Research Home

A Probabilistic Approach to Rewriting for Machine Translation and Abstracting


In this project, we aim to develop new corpus-based methods for improving the accuracy of machine translation (MT) and for rapidly developing systems for new language pairs. We also aim to extend the same corpus-based techniques and software to the problems of natural language generation and abstracting.

Commercial MT accuracy has not shown significant improvement over the years. By contrast, commercial speech recognition (SR) accuracy has advanced substantially. Speech scientists attribute this advance to a statistical corpus-based approach, faster computers, more data, shared toolkits, better acoustic/linguistic models, and common problem sets. The MT field is only starting to develop these things. We stand now where speech recognition stood in 1974 -- there are some intriguing initial results, and we see a clear but challenging path laid out before us. By automatically analyzing large collections of human translations (bilingual text corpora), existing statistical MT techniques can slightly outperform the best commercial systems, at least for resource-rich languages like French and English. However, the statistical approach has not been adopted widely, because of problems such as:

  • Translation accuracy leaves much to be desired.
  • Training requires vast amounts of bilingual text corpora.
  • Bilingual training corpora are often domain-specific.
  • There is as yet no satisfactory role for syntactic processing.
  • The algorithms require both mathematical sophistication and substantial computation.

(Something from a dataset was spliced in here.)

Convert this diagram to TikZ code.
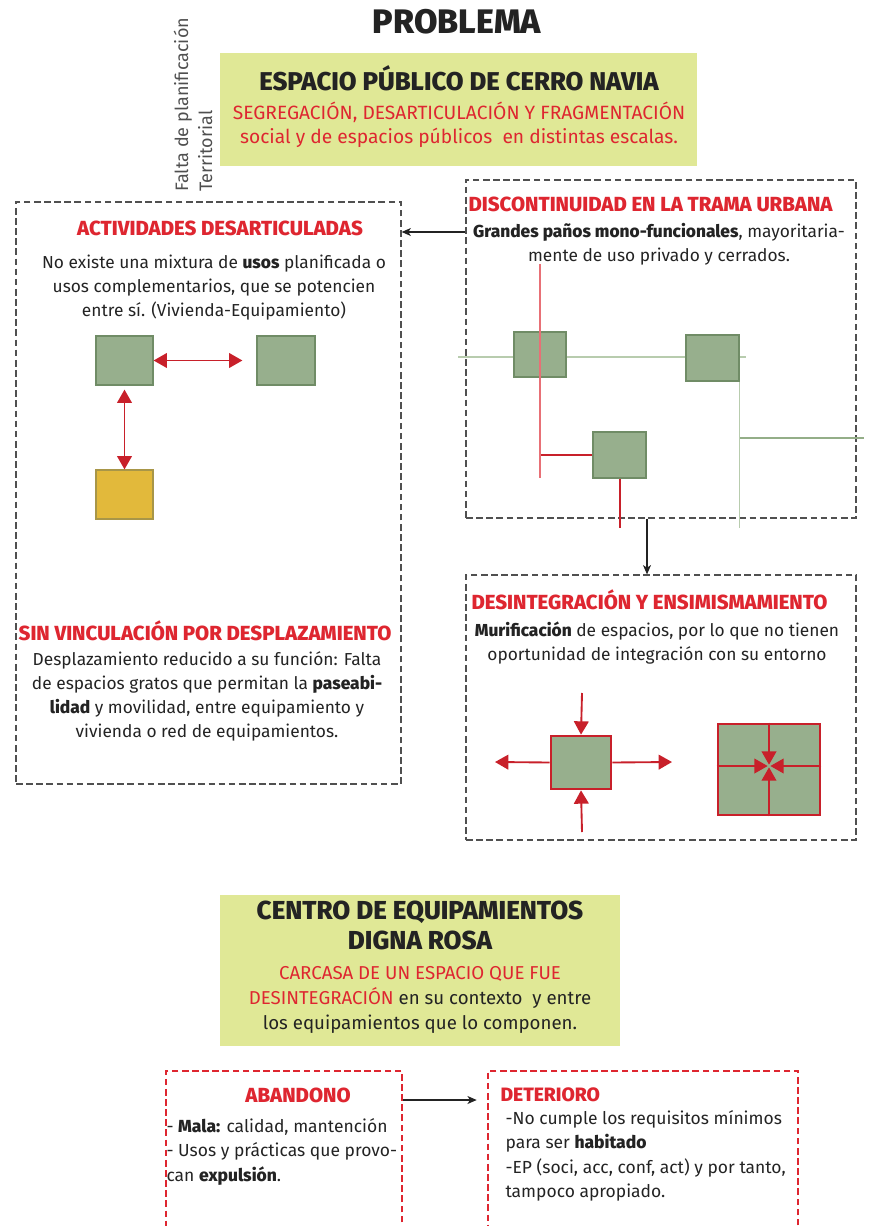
\documentclass[tikz,border=0pt]{standalone}
\usepackage{fontspec}
\setmainfont{Fira Sans}[BoldFont={Fira Sans ExtraBold}]
\usetikzlibrary{arrows.meta,fit}

\definecolor{txtred}{RGB}{222,38,48}
\definecolor{panel}{RGB}{224,232,150}
\definecolor{sqgreen}{RGB}{151,175,141}
\definecolor{sqedge}{RGB}{112,140,102}
\definecolor{sqyellow}{RGB}{226,185,59}
\definecolor{yedge}{RGB}{168,150,72}
\definecolor{dashgray}{RGB}{80,80,80}
\definecolor{linered}{RGB}{200,32,42}
\definecolor{lightred}{RGB}{232,112,118}
\definecolor{lightgreen}{RGB}{184,204,174}
\definecolor{midgreen}{RGB}{148,174,136}
\definecolor{ink}{RGB}{35,35,35}

\tikzset{
  dbox/.style={draw=dashgray, line width=0.9pt, dash pattern=on 5pt off 2.6pt, inner sep=0pt},
  rbox/.style={dbox, draw=txtred},
  panelbox/.style={fill=panel, inner sep=0pt},
  sq/.style={fill=sqgreen, draw=sqedge, line width=0.9pt, inner sep=0pt},
  msq/.style={fill=sqgreen, draw=linered, line width=2pt, inner sep=0pt},
  head/.style={text=txtred, inner sep=0pt, font=\bfseries\fontsize{15.3}{17}\selectfont},
  body/.style={text=ink, inner sep=0pt, align=center, font=\fontsize{13}{18}\selectfont},
  cbody/.style={text=ink, inner sep=0pt, font=\fontsize{13.1}{18.4}\selectfont},
  redarr/.style={draw=linered, line width=1.4pt, -{Triangle[length=10pt,width=11pt]}},
  dblarr/.style={redarr, {Triangle[length=10pt,width=11pt]}-{Triangle[length=10pt,width=11pt]}},
  grayarr/.style={draw=ink, line width=0.9pt, -{Stealth[length=7pt,width=6pt,inset=2pt]}},
}

\begin{document}
\begin{tikzpicture}[x=0.75pt, y=-0.75pt, thick]
  \useasboundingbox (0,0) rectangle (869,1226);
  \clip (0,0) rectangle (869,1226);

  % Title
  \node[text=ink, inner sep=0pt, font=\bfseries\fontsize{25.5}{27}\selectfont] (prob) at (457,22) {PROBLEMA};
  \node[rotate=90, anchor=west, align=left, inner sep=0pt, text=ink!80, font=\fontsize{13.5}{18}\selectfont] (falta) at (193,192) {Falta de planificación\\Territorial};

  % Top panel
  \node[panelbox, fit={(220,53) (697,166)}] (espacio) {};
  \node[text=ink, inner sep=0pt, font=\bfseries\fontsize{19.3}{21}\selectfont] (espt) at (459,78) {ESPACIO PÚBLICO DE CERRO NAVIA};
  \node[body, text=txtred, font=\fontsize{14.4}{18.4}\selectfont] (espsub) at (459,125) {SEGREGACIÓN, DESARTICULACIÓN Y FRAGMENTACIÓN\\social y de espacios públicos\ \ en distintas escalas.};

  % Left box
  \node[dbox, fit={(16,202) (401,784)}] (act) {};
  \node[head] (acth) at (220,228) {ACTIVIDADES DESARTICULADAS};
  \node[body] (actt) at (214,288) {No existe una mixtura de \textbf{usos} planificada o\\usos complementarios, que se potencien\\entre sí. (Vivienda-Equipamiento)};
  \node[sq, fit={(96,336) (153,385)}] (sqA) {};
  \node[sq, fit={(257,336) (315,385)}] (sqB) {};
  \node[sq, fill=sqyellow, draw=yedge, fit={(96,470) (153,519)}] (sqC) {};
  \draw[dblarr, shorten >=10.5pt] (sqA) -- (sqB);
  \draw[dblarr, shorten <=3pt] (sqA) -- (sqC);
  \node[head] (sinh) at (205,631) {SIN VINCULACIÓN POR DESPLAZAMIENTO};
  \node[body] (sint) at (207,696) {Desplazamiento reducido a su función: Falta\\de espacios gratos que permitan la \textbf{paseabi-}\\\textbf{lidad} y movilidad, entre equipamiento y\\vivienda o red de equipamientos.};

  % Right top box
  \node[dbox, fit={(466,180) (856,518)}] (disc) {};
  \node[head, anchor=west] (disch) at (468,204) {DISCONTINUIDAD EN LA TRAMA URBANA};
  \node[body] (disct) at (659,244.5) {\textbf{Grandes paños mono-funcionales}, mayoritaria-\\mente de uso privado y cerrados.};
  \coordinate (gy) at (0,232);
  \draw[grayarr] (disc.west |- gy) -- (act.east |- gy);

  % Trama
  \draw[lightgreen, line width=1.1pt] (458,357) -- (746,357);
  \node[sq, fit={(514,332) (566,377)}] (t1) {};
  \node[sq, fit={(686,335) (739,381)}] (t2) {};
  \node[sq, fit={(593,432) (646,478)}] (t3) {};
  \draw[lightred, line width=1.1pt] (540,264) -- (540,478);
  \draw[linered, line width=1.5pt] (t3.west) -- (t3.west -| 541,0);
  \draw[linered, line width=1.5pt] (t3.south) -- ++(0,49);
  \draw[lightgreen, line width=1.1pt] (t2.south east) -- ++(0,146);
  \draw[midgreen, line width=1.4pt] (740,438) -- (864,438);

  % Down arrow
  \node[dbox, fit={(466,575) (856,840)}] (desin) {};
  \coordinate (dn) at (647,0);
  \draw[grayarr] (disc.south -| dn) -- (desin.north -| dn);
  \node[head, anchor=west] (desinh) at (471,600) {DESINTEGRACIÓN Y ENSIMISMAMIENTO};
  \node[body] (desint) at (657,643.5) {\textbf{Murificación} de espacios, por lo que no tienen\\oportunidad de integración con su entorno};

  % Murificacion
  \node[msq, fit={(551,736) (611,789)}] (mur) {};
  \coordinate (mt) at (582,693);
  \coordinate (mb) at (582,832);
  \coordinate (ml) at (495,762);
  \coordinate (mr) at (672,762);
  \draw[redarr] (mt) -- (mur.north);
  \draw[redarr] (mb) -- (mur.south);
  \draw[redarr] (mur.west) -- (ml);
  \draw[redarr] (mur.east) -- (mr);
  \node[msq, fit={(718,724) (820,815)}] (ens) {};
  \coordinate (nc) at (769,766);
  \draw[redarr, shorten >=1pt] (ens.north -| nc) -- (nc);
  \draw[redarr, shorten >=1pt] (ens.south -| nc) -- (nc);
  \draw[redarr, shorten >=1pt] (ens.west |- nc) -- (nc);
  \draw[redarr, shorten >=1pt] (ens.east |- nc) -- (nc);

  % Bottom panel
  \node[panelbox, fit={(220,895) (620,1046)}] (centro) {};
  \node[align=center, text=ink, inner sep=0pt, font=\bfseries\fontsize{19.5}{23}\selectfont] (centt) at (420,925.5) {CENTRO DE EQUIPAMIENTOS\\DIGNA ROSA};
  \node[cbody, align=center, font=\fontsize{14}{18.8}\selectfont] (cents) at (420,1000) {\textcolor{txtred}{CARCASA DE UN ESPACIO QUE FUE}\\\textcolor{txtred}{DESINTEGRACIÓN} en su contexto\ \ y entre\\los equipamientos que lo componen.};

  % Bottom boxes
  \node[rbox, fit={(166,1071) (402,1260)}] (aband) {};
  \node[rbox, fit={(488,1071) (798,1260)}] (deter) {};
  \coordinate (ay) at (0,1100);
  \draw[grayarr, shorten >=8pt] (aband.east |- ay) -- (deter.west |- ay);
  \node[head, font=\bfseries\fontsize{15.3}{17}\selectfont] (abandh) at (298,1095) {ABANDONO};
  \node[head, anchor=west, font=\bfseries\fontsize{14.5}{17}\selectfont] (deterh) at (500,1095) {DETERIORO};
  \node[cbody, anchor=west, align=left] (abandt) at (166,1151.5) {- \textbf{Mala:} calidad, mantención\\- Usos y prácticas que provo-\\can \textbf{expulsión}.};
  \node[cbody, anchor=west, align=left] (detert) at (505,1156) {-No cumple los requisitos mínimos\\para ser \textbf{habitado}\\-EP (soci, acc, conf, act) y por tanto,\\tampoco apropiado.};
\end{tikzpicture}
\end{document}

We aim to address these challenges by building full-scale MT systems and to develop and evaluate new statistical MT techniques. Our technical approach will be to broaden the scope of training materials to include monolingual foreign-language text, morphological analyzers, dictionaries, and treebanks. Monolingual text often comes in vast quantities, even for languages (like Arabic) not usually associated with computers and computerization. By bootstrapping off a relatively modest bilingual corpus, we can reach into monolingual text to get new word and phrase translations, and to reduce the domain-specificity of the linguistic knowledge we obtain. We also aim at techniques that dispense with bilingual text altogether, by applying a type of cryptanalysis to foreign-language text. We expect that broadening the scope of training materials will (1) improve accuracy in resource-rich environments, and (2) and extend the rapid-ramp up benefits of statistical MT to a wide range of languages.

We will build syntactic models of English by leveraging off ongoing USC/ISI research on natural language generation (NLG). This will allow us to probabilistically produce and rank English tree structures instead of flat word sequences. We also plan research into statistical, trainable models of translation that are sensitive to these tree structures. We aim further at an unsupervised approach to extracting tree structures from bilingual text corpora automatically. Finally, we will investigate new ideas for estimating context-dependent word-translation probabilities ("word senses") and morphological models.

Statistical models of English have been used previously in MT, NLG, and SR, but they are also directly applicable to the problem of synthesizing short abstracts from long documents. While many summarization systems can extract a set of important sentences from a document, they do not typically return coherent text. In our novel formulation of the abstracting problem, we view the conversion of a long document into a short one as a statistical MT problem. Just as in MT, a statistical model of English takes responsibility for ensuring coherence of the final text output (abstract). We will expand our tree-based English model to include discourse relations between text segments; no one has yet built a formal, probabilistic model at this level, and we expect it to have many applications. We will also produce a translation model responsible for estimating how much important material has been deleted in the construction of a particular abstract. The overall goal of this work is to produce a broad-coverage, accurate, and fluent abstracting system, by training off a large collection of human abstract/extract or abstract/document pairs. Finally, because probabilistic systems are relatively easy to integrate, we propose to evaluate models that combine abstracting, MT, and information retrieval.